◆ WHAT THE TASK ASKS: From the data that follows, copy every line holding the string "React".

◆ PROVIDED INFORMATION:
-------------------------

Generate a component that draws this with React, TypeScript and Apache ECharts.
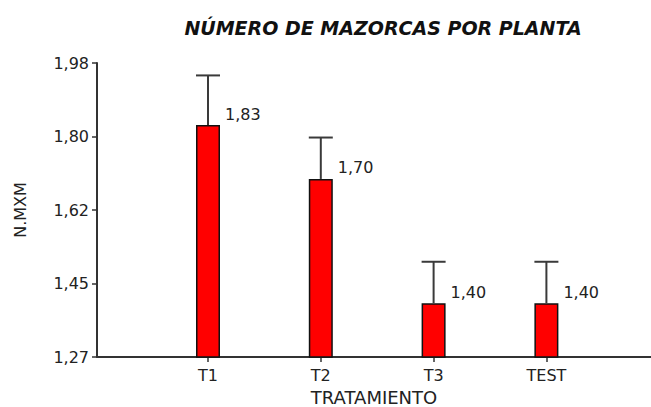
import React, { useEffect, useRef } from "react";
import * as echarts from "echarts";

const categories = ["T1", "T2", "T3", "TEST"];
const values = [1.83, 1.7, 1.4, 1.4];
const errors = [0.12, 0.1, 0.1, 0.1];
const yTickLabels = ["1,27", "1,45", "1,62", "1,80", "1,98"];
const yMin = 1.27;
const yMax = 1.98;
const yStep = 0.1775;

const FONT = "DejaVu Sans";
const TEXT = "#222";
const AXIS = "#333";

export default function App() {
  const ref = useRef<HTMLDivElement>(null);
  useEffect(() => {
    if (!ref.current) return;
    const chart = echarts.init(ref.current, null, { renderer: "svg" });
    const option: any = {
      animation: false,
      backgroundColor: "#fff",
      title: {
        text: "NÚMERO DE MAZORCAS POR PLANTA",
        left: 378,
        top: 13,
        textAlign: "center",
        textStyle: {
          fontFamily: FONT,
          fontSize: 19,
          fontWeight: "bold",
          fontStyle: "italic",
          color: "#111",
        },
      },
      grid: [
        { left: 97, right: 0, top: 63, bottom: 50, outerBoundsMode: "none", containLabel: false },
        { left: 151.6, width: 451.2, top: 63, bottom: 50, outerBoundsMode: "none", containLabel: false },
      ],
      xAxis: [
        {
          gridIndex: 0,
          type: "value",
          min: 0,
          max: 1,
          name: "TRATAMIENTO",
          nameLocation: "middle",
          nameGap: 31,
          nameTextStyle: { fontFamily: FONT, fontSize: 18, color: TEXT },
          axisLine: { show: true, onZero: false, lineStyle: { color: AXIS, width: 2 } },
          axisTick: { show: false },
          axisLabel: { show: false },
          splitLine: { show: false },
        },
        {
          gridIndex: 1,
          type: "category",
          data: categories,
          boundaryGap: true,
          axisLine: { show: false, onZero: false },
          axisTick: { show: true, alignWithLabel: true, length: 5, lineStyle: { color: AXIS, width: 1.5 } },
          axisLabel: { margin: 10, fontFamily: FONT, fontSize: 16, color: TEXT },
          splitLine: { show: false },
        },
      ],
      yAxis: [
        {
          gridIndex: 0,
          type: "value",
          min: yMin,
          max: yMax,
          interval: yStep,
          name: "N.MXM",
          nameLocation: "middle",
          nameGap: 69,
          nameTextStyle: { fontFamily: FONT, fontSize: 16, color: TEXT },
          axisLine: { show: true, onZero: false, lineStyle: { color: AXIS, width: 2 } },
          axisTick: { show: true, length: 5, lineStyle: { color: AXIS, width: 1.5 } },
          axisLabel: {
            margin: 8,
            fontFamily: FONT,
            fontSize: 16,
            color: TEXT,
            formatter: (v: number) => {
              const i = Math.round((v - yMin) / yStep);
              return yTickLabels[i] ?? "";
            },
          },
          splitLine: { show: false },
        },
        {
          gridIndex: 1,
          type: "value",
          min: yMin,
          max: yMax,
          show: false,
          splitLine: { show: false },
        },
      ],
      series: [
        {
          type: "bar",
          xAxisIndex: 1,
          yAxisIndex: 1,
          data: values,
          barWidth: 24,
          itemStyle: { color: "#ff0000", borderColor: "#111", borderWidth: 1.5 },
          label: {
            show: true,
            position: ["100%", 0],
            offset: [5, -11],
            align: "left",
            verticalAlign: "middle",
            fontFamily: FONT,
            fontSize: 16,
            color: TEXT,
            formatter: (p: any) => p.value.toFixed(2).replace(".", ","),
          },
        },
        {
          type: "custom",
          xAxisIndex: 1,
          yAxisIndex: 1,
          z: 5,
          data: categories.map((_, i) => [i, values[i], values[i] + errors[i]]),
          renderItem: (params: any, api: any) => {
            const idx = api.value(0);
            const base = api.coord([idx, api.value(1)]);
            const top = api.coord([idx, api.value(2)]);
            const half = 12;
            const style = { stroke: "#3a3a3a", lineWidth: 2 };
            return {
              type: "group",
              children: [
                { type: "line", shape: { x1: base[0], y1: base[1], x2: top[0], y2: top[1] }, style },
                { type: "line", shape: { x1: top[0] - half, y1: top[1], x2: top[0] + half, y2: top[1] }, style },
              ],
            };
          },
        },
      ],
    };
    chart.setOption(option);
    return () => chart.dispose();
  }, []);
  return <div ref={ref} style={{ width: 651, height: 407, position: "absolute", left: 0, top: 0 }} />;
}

-------------------------

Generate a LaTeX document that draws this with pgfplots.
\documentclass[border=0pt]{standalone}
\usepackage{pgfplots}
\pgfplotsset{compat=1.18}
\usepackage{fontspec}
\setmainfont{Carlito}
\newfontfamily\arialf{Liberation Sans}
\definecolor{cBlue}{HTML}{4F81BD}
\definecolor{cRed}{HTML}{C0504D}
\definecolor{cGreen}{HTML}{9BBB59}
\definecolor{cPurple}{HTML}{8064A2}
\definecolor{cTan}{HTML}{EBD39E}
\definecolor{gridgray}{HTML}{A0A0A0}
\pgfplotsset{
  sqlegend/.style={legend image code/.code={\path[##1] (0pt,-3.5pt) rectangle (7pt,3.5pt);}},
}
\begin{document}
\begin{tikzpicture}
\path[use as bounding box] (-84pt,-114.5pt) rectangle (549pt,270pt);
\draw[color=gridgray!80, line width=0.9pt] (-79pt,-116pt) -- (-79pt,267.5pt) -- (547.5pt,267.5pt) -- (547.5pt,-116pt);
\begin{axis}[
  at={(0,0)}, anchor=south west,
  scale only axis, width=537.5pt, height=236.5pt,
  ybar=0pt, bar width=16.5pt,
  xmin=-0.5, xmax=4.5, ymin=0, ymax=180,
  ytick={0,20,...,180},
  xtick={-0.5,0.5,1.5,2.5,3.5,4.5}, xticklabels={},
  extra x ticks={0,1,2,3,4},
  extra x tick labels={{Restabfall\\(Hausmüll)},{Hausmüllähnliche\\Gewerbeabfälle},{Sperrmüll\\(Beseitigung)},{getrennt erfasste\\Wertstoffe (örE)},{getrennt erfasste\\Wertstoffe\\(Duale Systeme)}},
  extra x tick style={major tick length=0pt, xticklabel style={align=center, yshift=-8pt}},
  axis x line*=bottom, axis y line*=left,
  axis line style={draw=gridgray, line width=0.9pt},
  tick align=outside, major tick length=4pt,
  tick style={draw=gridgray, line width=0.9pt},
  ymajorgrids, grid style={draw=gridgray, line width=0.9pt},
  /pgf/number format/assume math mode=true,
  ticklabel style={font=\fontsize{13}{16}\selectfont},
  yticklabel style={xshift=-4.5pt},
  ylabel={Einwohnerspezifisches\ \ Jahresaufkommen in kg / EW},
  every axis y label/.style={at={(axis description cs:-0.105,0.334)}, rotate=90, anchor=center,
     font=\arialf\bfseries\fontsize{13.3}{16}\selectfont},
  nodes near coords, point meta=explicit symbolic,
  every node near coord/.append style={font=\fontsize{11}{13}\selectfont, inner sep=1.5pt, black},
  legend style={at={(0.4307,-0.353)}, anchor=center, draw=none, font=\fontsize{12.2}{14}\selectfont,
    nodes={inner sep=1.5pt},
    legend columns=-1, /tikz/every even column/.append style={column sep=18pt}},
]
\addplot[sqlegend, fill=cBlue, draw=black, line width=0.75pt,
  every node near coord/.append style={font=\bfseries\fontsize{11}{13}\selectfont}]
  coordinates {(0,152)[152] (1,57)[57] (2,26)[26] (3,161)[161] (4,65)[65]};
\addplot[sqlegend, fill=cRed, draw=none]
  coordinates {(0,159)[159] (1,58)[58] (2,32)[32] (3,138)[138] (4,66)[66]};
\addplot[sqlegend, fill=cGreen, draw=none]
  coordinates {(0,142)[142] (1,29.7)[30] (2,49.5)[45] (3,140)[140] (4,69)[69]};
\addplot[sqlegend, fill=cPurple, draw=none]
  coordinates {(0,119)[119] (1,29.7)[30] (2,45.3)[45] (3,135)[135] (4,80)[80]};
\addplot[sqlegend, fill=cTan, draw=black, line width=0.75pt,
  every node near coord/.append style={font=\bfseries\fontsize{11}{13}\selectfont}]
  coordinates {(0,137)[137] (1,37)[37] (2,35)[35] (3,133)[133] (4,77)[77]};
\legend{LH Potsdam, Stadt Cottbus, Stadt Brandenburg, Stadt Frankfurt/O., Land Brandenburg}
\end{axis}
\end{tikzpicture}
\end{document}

-------------------------

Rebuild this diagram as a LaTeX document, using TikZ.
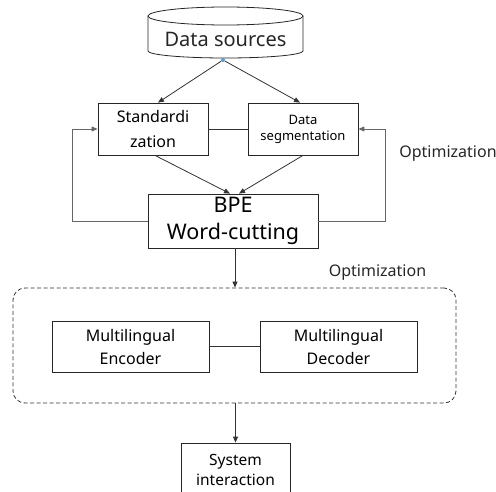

-------------------------

◆ TASK ANSWER:
Generate a component that draws this with React, TypeScript and Apache ECharts.
import React, { useEffect, useRef } from "react";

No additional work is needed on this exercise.